Where the Real Work Begins
The critical and most debated adjustment centers on embouchure. The bass clarinet demands a tight, vertically focused embouchure, a firm jaw, and a high tongue position to manage its cylindrical bore, which overblows at a twelfth. The baritone saxophone requires almost the opposite: a more relaxed and rounded embouchure, a softer jaw, and an open oral cavity with a warmer airstream suited to its conical bore and octave-based overblowing. Applying an unchanged clarinet embouchure to the baritone sax reliably produces a thin, sharp sound and a weak low register. This is the single greatest technical hurdle.
Opinions among professionals diverge on whether learning one embouchure can undermine the other. One school, rooted in the now-outdated practice of requiring all saxophonists to study clarinet first, argues that an immature clarinet embouchure builds harmful muscle memory for saxophone, creating a ceiling on tone quality that is hard to dismantle. A more moderate view holds that a disciplined player can learn to compartmentalize the two setups without lasting damage, and that cross-training may even improve overall muscular control. The soprano saxophone, which uses a tighter embouchure, feels more clarinet-like, but the baritone saxophone, as the lowest of the common saxophones, demands the most relaxed approach and therefore represents the farthest departure from the bass clarinet’s requirements.
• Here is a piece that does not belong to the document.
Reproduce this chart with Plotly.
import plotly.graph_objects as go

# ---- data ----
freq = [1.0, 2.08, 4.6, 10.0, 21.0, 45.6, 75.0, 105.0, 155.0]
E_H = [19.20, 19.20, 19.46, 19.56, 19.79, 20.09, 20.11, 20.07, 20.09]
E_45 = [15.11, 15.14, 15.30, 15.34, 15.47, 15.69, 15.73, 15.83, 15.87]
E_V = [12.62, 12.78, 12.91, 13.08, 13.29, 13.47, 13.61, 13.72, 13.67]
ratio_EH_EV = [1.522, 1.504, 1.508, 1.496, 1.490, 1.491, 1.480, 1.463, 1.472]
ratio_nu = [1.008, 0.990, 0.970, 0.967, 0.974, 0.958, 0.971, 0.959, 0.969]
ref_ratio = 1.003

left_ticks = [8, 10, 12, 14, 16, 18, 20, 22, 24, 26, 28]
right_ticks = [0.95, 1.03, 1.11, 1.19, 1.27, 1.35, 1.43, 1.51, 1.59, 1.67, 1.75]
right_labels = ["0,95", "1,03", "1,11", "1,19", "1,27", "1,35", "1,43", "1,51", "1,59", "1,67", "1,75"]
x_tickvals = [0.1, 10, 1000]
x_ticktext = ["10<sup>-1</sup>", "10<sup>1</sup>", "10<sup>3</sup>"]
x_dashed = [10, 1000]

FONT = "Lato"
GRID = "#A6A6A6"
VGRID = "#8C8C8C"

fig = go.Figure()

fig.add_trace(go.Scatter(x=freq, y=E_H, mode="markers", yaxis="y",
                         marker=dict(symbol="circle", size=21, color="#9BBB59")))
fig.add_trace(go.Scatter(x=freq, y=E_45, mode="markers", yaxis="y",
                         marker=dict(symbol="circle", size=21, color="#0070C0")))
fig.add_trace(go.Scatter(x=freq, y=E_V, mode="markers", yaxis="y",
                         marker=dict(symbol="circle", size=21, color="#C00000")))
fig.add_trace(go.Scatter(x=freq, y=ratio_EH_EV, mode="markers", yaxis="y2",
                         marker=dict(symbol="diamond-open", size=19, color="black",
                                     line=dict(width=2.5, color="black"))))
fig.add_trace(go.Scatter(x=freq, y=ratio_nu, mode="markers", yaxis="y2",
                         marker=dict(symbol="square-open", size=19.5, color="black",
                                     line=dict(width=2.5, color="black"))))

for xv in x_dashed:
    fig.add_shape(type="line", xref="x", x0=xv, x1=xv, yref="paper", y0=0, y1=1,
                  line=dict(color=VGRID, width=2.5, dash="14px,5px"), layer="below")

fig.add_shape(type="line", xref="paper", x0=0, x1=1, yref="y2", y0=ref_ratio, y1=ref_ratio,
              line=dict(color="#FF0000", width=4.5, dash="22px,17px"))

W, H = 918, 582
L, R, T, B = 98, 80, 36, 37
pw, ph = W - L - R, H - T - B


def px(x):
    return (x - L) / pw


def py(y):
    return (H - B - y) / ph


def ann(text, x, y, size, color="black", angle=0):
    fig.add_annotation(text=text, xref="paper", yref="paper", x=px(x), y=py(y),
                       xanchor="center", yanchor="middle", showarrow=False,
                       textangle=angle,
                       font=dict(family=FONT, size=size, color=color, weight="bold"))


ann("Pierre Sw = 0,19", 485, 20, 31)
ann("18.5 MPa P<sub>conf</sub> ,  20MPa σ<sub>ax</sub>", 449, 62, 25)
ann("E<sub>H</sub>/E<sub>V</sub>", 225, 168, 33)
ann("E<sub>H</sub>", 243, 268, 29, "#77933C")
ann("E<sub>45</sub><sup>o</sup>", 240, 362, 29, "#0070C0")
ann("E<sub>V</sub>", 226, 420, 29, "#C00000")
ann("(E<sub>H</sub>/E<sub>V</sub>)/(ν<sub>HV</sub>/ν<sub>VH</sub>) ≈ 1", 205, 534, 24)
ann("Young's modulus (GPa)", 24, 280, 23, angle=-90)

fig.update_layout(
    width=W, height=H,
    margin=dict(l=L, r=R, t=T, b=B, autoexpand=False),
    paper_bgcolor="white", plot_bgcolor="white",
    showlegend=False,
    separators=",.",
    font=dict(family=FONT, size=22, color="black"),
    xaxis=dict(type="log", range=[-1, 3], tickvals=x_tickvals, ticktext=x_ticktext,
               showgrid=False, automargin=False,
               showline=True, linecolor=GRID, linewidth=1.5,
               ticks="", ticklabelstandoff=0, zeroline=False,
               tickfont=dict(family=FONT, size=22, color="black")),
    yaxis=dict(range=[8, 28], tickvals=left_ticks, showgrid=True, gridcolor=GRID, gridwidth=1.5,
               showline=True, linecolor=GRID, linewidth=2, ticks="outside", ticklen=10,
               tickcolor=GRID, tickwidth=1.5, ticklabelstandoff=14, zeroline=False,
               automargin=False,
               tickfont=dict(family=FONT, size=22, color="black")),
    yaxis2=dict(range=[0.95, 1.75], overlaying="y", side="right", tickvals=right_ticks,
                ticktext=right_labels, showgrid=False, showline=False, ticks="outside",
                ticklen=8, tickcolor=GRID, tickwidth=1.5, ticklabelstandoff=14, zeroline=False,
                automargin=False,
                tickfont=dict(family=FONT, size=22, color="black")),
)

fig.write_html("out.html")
Physical and Artistic Adjustments
Beyond the embouchure, the sheer size and weight of the baritone saxophone constitute a major ergonomic change. A bass clarinet's weight rests on the floor via a peg, whereas the baritone hangs from a neck strap or harness. Proper posture and a well-fitted harness are essential to avoid fatigue and repetitive strain. The left-hand pinky table, while conceptually familiar, has a different layout that requires new muscle memory.
Artistically, the transition opens up new expressive possibilities, most notably jaw vibrato. Classical clarinet playing typically shuns jaw vibrato because any instability in the firm embouchure compromises the tone. The baritone saxophone, in contrast, responds well to tasteful vibrato, and a bass clarinetist who has learned to shape phrases through dynamics and breath control alone stands to gain a powerful new musical tool rather than a crutch.
A Realistic Path
Achieving basic, usable tone and intonation typically requires weeks of focused practice, while confident ensemble playing may take several months. Advanced mastery, including idiomatic altissimo and stylistic fluency, stretches beyond a year. The most efficient path involves at least a few lessons with a saxophone specialist early on, specifically to address embouchure and voicing before poor habits set in. Long tones, slow scales, and careful listening form the bedrock of productive practice.
The bass clarinet background is a genuine asset, but only when the player consciously treats the baritone saxophone as an independent instrument with its own physical and tonal identity.